As Yet Unfinished

Somewhere in my early teens, I suddenly came to the realization that I had quite a few stories to tell and not so much time to do it in. I had always been writing and had always followed creative sparks in other arts wherever they lit up my imagination, but this moment was my epiphany. Moment is the appropriate word, too, because it was that sudden. One minute I was more or less typically shortsighted as other kids my age, and the next, the sky opened up and dropped a sense of mortality on my head. There was no apparent impetus for the revelation, no sudden winking out of a young life that presaged the thought. All at once, I just knew, and it seemed like the knowledge had been lurking in the dark corners of my mind all my life, that there was somewhere I was supposed to be and I was running out of time to get there. Some people might classify it "a calling," and I suppose it could be, but to me it's always been this weird little thing that happened to me when I was a kid.

As I continued into my life, time and energy for the things I wanted to do grew scarcer, but still I managed to spin story ideas out and bring them to light in a number of ways. Usually, I'll be working on several stories at once, picking up the thread that suits my mood or inspiration in the moment and following it a while, then putting it aside when my heart tugs in another direction. I always intend to come back, and usually do, sooner or later. By my perspective, I've never had an unfinished story, only as-yet-unfinished ones.

And I do finish them frequently, to my satisfaction. They don't have to wind up published somewhere to be whole, finished stories in my eyes. The sense of accomplishment is momentary, though, because there's nothing like finishing a story to spark ideas for new ones. All those stories I felt compelled to tell as a child have been replaced with new tales budding daily. There just isn't enough time to finish them all, not enough hours to explore the concepts and the characters, too many worlds in need of discovering. That sense that I am running out of time has only intensified over the years.

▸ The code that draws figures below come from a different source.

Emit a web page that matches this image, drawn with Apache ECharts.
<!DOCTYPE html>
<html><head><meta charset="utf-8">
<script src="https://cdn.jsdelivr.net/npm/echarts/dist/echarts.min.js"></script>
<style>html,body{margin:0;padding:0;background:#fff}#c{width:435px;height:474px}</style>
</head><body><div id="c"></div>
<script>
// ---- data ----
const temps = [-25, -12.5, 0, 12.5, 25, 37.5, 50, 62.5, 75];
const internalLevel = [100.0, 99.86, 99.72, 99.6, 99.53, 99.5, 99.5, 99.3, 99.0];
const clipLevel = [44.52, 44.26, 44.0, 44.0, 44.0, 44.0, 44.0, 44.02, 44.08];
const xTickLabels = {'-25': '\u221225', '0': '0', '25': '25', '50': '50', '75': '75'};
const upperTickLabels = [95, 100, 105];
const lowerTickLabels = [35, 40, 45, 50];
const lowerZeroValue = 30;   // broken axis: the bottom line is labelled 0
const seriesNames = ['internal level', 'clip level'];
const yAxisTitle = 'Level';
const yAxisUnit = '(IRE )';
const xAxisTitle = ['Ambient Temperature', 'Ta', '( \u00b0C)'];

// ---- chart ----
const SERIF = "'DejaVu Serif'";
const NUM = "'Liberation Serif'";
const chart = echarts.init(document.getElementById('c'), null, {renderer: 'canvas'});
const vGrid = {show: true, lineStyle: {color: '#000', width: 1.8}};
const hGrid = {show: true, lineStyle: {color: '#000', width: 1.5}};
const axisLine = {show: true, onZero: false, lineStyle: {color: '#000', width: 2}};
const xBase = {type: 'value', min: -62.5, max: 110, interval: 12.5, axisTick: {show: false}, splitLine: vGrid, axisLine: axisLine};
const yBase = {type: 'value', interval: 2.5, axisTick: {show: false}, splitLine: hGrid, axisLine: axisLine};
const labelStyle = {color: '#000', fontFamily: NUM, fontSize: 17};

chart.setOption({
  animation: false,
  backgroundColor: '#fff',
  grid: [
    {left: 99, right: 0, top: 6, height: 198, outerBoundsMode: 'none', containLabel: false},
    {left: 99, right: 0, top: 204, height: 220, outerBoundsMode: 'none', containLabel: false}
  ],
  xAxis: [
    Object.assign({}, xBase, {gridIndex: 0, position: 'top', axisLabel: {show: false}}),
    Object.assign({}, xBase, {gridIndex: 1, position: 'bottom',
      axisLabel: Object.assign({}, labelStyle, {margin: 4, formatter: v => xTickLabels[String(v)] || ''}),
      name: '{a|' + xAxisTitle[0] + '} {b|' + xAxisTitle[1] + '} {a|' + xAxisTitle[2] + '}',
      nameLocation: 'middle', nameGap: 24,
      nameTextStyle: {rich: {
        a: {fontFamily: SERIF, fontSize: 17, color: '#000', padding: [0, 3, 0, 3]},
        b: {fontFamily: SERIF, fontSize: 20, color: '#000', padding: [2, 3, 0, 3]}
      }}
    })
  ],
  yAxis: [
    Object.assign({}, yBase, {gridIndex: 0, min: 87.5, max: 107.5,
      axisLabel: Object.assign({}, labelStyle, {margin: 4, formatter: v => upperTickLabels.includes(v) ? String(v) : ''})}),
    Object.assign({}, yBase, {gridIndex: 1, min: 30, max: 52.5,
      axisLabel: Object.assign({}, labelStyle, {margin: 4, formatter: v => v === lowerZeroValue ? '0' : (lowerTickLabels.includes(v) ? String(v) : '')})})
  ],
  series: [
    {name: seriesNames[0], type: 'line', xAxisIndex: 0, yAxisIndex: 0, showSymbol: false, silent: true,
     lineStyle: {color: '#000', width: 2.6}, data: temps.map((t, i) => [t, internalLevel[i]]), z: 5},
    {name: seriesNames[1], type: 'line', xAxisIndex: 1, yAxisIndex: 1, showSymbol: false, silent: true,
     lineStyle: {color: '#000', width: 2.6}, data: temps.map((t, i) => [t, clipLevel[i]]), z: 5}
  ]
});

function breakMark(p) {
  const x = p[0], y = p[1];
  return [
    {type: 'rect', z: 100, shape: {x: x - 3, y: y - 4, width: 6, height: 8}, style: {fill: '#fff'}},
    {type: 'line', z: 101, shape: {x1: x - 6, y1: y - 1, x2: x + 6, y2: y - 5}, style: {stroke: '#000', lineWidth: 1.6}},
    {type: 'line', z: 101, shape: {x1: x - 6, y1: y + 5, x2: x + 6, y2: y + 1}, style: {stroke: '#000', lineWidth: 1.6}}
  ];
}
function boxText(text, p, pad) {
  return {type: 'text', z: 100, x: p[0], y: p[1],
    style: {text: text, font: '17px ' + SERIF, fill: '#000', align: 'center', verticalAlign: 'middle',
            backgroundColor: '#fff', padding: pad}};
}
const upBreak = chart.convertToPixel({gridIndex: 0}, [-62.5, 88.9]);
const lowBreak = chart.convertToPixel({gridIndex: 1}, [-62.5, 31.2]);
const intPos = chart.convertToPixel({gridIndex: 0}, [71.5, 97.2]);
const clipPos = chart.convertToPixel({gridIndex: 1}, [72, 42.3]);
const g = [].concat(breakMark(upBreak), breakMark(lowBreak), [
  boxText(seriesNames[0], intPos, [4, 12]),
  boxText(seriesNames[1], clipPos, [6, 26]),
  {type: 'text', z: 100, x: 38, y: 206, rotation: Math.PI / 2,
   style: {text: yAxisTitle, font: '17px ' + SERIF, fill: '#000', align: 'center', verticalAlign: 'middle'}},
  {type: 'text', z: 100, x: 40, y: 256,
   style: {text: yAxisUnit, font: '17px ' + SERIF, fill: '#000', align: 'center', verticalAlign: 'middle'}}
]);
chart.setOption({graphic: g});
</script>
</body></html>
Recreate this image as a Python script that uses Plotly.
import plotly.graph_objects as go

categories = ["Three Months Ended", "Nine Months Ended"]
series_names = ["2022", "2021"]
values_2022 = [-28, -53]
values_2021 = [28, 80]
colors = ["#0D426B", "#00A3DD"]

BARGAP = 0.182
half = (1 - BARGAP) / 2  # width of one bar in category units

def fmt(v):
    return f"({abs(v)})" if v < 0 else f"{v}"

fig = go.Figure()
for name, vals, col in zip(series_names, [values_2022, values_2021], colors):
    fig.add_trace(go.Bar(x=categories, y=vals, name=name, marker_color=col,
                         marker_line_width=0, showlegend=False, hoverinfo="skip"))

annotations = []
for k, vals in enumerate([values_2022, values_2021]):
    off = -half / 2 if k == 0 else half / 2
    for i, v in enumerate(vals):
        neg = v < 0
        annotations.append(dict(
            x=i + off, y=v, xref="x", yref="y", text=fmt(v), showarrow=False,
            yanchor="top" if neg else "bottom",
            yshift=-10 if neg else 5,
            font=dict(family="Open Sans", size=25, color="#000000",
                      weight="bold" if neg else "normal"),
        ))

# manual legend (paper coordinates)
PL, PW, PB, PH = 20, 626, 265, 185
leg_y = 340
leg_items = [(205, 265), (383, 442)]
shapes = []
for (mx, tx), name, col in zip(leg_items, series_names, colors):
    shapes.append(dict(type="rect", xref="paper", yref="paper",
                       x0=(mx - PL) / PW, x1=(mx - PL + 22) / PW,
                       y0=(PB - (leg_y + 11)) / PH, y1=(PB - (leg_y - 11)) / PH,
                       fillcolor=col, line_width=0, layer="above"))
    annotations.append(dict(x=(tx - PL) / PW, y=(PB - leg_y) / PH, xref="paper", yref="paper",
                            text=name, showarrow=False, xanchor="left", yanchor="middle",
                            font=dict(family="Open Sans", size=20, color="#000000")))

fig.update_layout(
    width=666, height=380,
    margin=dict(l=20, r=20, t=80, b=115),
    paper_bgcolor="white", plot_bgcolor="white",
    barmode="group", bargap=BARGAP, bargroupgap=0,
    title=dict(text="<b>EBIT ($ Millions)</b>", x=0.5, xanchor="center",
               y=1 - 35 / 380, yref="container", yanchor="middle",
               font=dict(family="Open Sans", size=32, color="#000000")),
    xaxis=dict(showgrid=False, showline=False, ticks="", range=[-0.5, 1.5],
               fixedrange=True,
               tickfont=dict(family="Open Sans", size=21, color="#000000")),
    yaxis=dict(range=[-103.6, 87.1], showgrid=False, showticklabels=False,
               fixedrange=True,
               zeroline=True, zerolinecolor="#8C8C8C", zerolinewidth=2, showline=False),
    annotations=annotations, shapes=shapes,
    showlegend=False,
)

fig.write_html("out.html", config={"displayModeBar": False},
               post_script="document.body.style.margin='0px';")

The other night, though, as I was working through shifts of plot while waiting for sleep to come, another epiphany struck as quickly as the first. Maybe this is how it's supposed to be. We all come to who we are, and we do what we do until we die. whether we go while young or hang on for a century, the true tragedy isn't leaving what we love doing incomplete; it's running out of those labors of love before we run out of time. The happiest storyteller is bound to leave a bunch of half-told tales behind.